Se há um trabalho fácil, deve ser elaborar o Orçamento federal. Afirmação algo injusta, reconheço, mas me concedam um par de parágrafos e prometo tentar esclarecê-la.
O Orçamento apresenta duas características cruciais. A primeira é seu tamanho: em 2017 os gastos federais (sem contar transferências a Estados e municípios) devem superar com folga a marca de R$ 1,2 trilhão, correspondente a cerca de 20% do PIB. A segunda, tão importante quanto, é a extraordinária rigidez do gasto.
Algo como 80% do Orçamento consiste de gastos obrigatórios, dentre os quais as rubricas mais relevantes referem-se ao INSS (40% do gasto, ou 8% do PIB) e pessoal (20% do gasto, 4% do PIB). É nesse sentido que a elaboração do Orçamento é uma tarefa fácil: regras determinam quase todo o gasto, não os envolvidos na discussão da proposta orçamentária.
O restante, 20%, é denominado gasto discricionário, porque, em tese, caberia ao Executivo (ao formular o Orçamento) e ao Legislativo (ao aprová-lo) a discussão política sobre a destinação dos recursos públicos. Mas apenas em tese.
De fato, pouco mais da metade desse dispêndio corresponde a mais uma "jabuticaba": o "gasto discricionário não contingenciável", isto é, despesas sobre as quais, na prática, o governo não detém controle, como o gasto mínimo em saúde e educação, que representa quase 10% do Orçamento, ou 2% do PIB.
Posto de outra forma, a margem de manobra do Orçamento, ou seja, o espaço para a discussão política dos recursos públicos, é ínfima: menos de 2% do PIB.
Sabendo disso não pude conter uma gargalhada ao ler a coluna de Marcos Nobre no "Valor Econômico" afirmando que, ao aprovar o teto do gasto (PEC 241) "o sistema político está abrindo mão de arbitrar essas margens de manobra que, no final das contas, são a sua própria razão de ser, o fundamento de seu poder".
Nada mais distante da realidade: esta margem desapareceu há tempos e encolherá ainda mais caso a PEC 241 não seja aprovada. As prioridades do Orçamento de 2017 (ou 2018, 2019, 2020...) são ditadas, em larga medida, pelas prioridades do constituinte de 1988 (e demais emendas a partir de então), este sim completamente descrente da capacidade do mundo político de atender as demandas da sociedade brasileira, recorrendo ao engessamento do gasto em proporção inédita.

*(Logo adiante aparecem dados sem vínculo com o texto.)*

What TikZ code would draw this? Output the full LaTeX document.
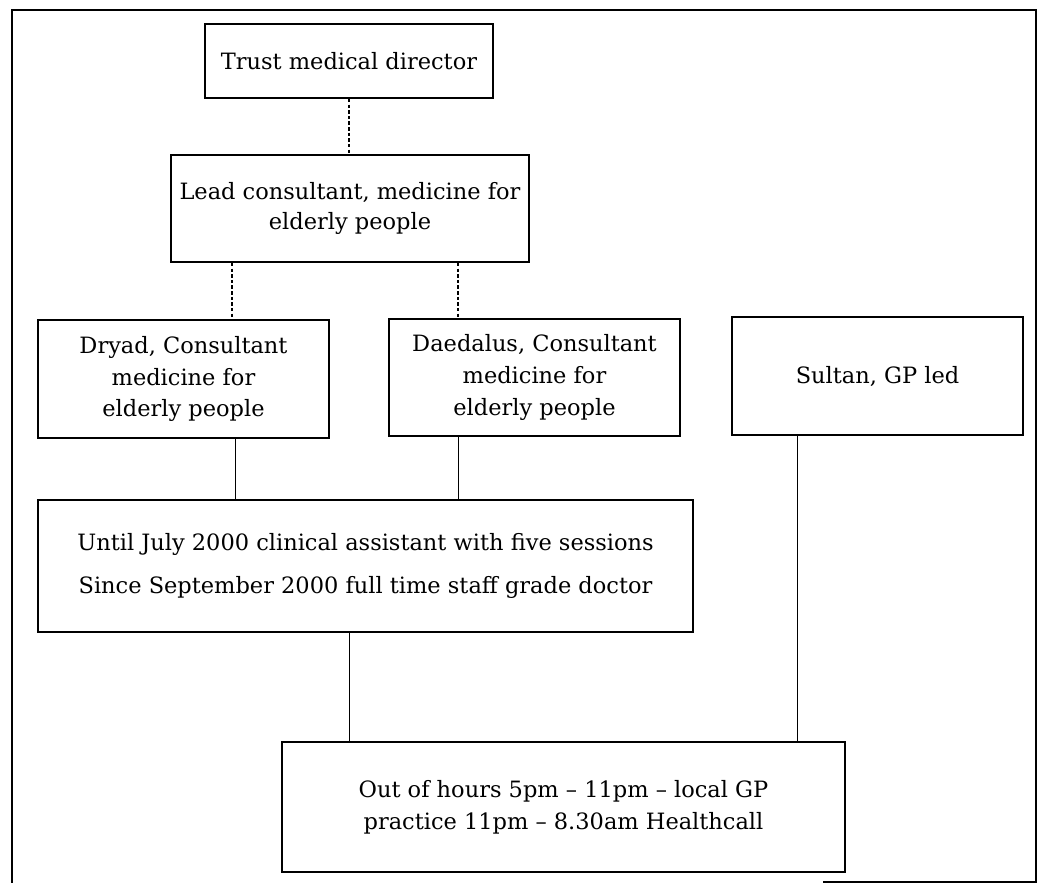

É bom que se diga que a PEC 241, embora ataque a primeira propriedade do Orçamento (o tamanho do gasto), ainda que em ritmo glacial, não tem qualquer efeito, por si só, na segunda.
A rigor, ela apenas explicita limites à despesa pública, que, na ausência de uma discussão adicional e mais profunda sobre a rigidez do gasto, condenam a própria existência do teto.
Na verdade, sem reformas que atenuem este problema, não é difícil concluir que a redução do Orçamento federal relativamente ao PIB, somado à expansão do gasto previdenciário e à rigidez dos demais gastos obrigatórios só pode levar a dois resultados.
Caso o teto perdure, o governo federal se reduziria a uma agência de pagamento de salários e pensões. No caso oposto o gasto continua a crescer e o teto sumirá; assim a inflação fará disfarçadamente o que o Congresso se recusar a fazer.
O caminho da responsabilidade fiscal começa com a PEC 241, mas, de forma alguma, terminará nela.